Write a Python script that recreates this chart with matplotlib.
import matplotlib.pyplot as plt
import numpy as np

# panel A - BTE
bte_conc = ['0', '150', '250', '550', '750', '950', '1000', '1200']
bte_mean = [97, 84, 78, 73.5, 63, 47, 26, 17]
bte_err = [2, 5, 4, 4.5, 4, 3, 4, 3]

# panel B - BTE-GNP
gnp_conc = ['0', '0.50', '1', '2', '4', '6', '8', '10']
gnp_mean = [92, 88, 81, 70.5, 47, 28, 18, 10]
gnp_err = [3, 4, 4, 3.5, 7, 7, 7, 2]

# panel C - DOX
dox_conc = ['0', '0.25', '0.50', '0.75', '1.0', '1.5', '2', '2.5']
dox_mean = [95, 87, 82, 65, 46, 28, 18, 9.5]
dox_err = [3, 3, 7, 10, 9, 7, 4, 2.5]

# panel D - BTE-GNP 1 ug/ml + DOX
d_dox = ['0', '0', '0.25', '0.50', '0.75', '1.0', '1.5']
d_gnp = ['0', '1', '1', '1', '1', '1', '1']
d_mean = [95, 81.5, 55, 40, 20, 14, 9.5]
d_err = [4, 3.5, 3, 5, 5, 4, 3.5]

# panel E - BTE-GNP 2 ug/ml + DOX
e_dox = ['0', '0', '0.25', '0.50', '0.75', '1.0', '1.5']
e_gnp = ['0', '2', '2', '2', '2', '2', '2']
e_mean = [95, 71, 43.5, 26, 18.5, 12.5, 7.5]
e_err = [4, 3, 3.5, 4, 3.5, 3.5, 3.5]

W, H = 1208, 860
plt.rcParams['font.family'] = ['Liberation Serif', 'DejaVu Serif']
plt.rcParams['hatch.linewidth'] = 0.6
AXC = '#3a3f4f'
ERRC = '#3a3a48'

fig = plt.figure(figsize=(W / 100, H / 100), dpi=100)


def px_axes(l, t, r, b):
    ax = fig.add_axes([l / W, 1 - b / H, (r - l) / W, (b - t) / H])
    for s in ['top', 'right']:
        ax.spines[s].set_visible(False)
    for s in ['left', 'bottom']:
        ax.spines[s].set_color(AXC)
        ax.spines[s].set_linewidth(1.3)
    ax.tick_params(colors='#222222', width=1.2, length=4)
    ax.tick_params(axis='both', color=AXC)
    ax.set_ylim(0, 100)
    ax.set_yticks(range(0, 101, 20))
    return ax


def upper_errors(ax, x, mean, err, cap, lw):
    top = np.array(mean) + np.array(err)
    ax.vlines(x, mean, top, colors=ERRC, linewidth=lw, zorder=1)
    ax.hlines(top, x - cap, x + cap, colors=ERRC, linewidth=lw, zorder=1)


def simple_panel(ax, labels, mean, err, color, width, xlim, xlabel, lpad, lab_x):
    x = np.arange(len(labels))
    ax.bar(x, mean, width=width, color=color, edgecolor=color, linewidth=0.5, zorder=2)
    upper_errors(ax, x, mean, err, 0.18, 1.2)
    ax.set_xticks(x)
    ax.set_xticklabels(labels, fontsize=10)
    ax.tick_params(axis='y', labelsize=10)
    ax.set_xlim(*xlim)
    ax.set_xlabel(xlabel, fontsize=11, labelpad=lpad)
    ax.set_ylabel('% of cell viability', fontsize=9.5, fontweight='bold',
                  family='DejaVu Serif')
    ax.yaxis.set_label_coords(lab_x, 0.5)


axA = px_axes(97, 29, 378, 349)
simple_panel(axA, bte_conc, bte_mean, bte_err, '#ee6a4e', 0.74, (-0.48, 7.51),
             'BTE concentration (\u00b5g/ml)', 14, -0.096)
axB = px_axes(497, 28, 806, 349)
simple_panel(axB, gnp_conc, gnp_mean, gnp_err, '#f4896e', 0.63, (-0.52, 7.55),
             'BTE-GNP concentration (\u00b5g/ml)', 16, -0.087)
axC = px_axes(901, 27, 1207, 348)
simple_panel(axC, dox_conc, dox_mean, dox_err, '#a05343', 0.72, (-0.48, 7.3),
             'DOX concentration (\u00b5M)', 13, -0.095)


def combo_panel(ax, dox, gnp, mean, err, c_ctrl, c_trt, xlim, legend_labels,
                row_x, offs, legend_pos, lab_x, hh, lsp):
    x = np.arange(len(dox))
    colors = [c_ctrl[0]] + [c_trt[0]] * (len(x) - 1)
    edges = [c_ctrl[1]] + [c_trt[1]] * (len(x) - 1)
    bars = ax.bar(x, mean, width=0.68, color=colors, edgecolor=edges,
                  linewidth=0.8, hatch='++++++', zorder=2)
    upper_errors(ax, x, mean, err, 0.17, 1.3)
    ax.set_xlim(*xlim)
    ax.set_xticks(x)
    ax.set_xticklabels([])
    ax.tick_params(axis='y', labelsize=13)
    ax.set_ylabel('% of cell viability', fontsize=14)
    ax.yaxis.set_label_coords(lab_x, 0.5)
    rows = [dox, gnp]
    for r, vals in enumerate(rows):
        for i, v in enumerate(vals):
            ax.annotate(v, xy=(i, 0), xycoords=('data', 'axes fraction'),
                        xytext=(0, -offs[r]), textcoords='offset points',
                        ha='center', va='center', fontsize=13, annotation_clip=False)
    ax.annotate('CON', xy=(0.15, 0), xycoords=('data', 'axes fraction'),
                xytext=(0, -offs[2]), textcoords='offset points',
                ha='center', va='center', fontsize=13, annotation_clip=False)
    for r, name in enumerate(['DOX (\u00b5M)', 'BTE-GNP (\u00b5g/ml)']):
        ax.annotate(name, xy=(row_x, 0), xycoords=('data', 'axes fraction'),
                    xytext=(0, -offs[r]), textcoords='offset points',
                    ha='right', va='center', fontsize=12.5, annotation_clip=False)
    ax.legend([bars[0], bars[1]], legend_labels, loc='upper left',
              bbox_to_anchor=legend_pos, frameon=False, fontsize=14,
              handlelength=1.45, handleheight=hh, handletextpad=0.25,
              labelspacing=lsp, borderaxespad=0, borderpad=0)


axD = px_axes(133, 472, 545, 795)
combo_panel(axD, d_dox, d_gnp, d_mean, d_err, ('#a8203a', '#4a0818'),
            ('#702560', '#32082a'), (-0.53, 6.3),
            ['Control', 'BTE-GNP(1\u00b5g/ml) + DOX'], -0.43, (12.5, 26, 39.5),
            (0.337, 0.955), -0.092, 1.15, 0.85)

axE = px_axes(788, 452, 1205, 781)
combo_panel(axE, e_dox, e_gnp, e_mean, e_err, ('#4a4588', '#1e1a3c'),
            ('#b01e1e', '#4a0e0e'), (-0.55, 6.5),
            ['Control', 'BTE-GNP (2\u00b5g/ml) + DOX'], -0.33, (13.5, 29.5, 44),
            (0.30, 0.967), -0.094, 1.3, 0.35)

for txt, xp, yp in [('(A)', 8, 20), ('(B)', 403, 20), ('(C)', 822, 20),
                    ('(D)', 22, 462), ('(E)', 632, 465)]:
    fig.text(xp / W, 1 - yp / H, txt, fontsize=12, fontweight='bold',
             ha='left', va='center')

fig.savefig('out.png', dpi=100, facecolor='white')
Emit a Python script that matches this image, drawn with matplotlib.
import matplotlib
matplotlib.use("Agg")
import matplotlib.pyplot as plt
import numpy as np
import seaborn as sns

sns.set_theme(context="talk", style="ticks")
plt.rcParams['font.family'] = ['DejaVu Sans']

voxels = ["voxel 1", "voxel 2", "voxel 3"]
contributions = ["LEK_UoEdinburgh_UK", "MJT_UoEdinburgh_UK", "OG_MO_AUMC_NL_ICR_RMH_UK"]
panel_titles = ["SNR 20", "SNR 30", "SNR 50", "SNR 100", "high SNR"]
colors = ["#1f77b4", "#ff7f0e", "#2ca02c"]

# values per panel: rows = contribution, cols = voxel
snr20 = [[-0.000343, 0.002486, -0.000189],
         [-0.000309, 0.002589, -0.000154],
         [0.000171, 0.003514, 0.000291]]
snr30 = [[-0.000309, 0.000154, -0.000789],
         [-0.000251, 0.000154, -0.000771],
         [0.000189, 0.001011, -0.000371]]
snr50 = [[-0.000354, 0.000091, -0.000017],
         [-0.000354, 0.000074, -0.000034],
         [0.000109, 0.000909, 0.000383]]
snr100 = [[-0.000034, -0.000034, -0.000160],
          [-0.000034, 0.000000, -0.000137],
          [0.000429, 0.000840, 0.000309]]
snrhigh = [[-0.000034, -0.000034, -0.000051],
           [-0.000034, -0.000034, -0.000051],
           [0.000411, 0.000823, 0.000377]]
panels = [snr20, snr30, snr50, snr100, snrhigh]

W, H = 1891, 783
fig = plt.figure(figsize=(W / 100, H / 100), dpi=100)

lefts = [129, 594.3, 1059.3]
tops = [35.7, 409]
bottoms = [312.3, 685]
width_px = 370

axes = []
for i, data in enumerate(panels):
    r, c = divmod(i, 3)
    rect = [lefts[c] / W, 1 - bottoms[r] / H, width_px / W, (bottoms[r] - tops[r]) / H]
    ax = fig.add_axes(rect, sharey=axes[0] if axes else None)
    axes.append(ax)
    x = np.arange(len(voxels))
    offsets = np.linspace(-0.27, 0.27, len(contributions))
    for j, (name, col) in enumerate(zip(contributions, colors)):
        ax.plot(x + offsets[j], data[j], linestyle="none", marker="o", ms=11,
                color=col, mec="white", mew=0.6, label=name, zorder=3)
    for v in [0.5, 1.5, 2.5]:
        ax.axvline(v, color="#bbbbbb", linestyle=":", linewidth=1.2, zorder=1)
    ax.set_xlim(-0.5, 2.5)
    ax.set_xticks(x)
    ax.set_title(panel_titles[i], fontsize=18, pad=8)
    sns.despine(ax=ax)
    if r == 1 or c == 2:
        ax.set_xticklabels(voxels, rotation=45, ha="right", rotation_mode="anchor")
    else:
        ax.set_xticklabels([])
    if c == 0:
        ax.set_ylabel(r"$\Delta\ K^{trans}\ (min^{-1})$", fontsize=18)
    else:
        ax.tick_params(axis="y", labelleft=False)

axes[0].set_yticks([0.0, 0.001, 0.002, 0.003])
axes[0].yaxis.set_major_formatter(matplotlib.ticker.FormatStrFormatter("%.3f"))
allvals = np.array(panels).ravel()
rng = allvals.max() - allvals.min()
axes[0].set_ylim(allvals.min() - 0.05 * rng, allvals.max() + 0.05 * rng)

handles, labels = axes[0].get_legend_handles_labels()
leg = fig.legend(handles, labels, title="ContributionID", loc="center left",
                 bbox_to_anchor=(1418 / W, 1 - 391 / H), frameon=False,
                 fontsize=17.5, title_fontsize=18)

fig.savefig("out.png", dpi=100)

☆ ☆ ☆ ☆ ☆

> [WRITTEN REQUEST]: Starting at the first line of the records above, please copy each line exactly until you reach the line containing "dox_err = [3, 3, 7, 10, 9, 7, 4, 2.5]". Include that line and stop there.

> [SOLUTION BELOW]:
Write a Python script that recreates this chart with matplotlib.
import matplotlib.pyplot as plt
import numpy as np

# panel A - BTE
bte_conc = ['0', '150', '250', '550', '750', '950', '1000', '1200']
bte_mean = [97, 84, 78, 73.5, 63, 47, 26, 17]
bte_err = [2, 5, 4, 4.5, 4, 3, 4, 3]

# panel B - BTE-GNP
gnp_conc = ['0', '0.50', '1', '2', '4', '6', '8', '10']
gnp_mean = [92, 88, 81, 70.5, 47, 28, 18, 10]
gnp_err = [3, 4, 4, 3.5, 7, 7, 7, 2]

# panel C - DOX
dox_conc = ['0', '0.25', '0.50', '0.75', '1.0', '1.5', '2', '2.5']
dox_mean = [95, 87, 82, 65, 46, 28, 18, 9.5]
dox_err = [3, 3, 7, 10, 9, 7, 4, 2.5]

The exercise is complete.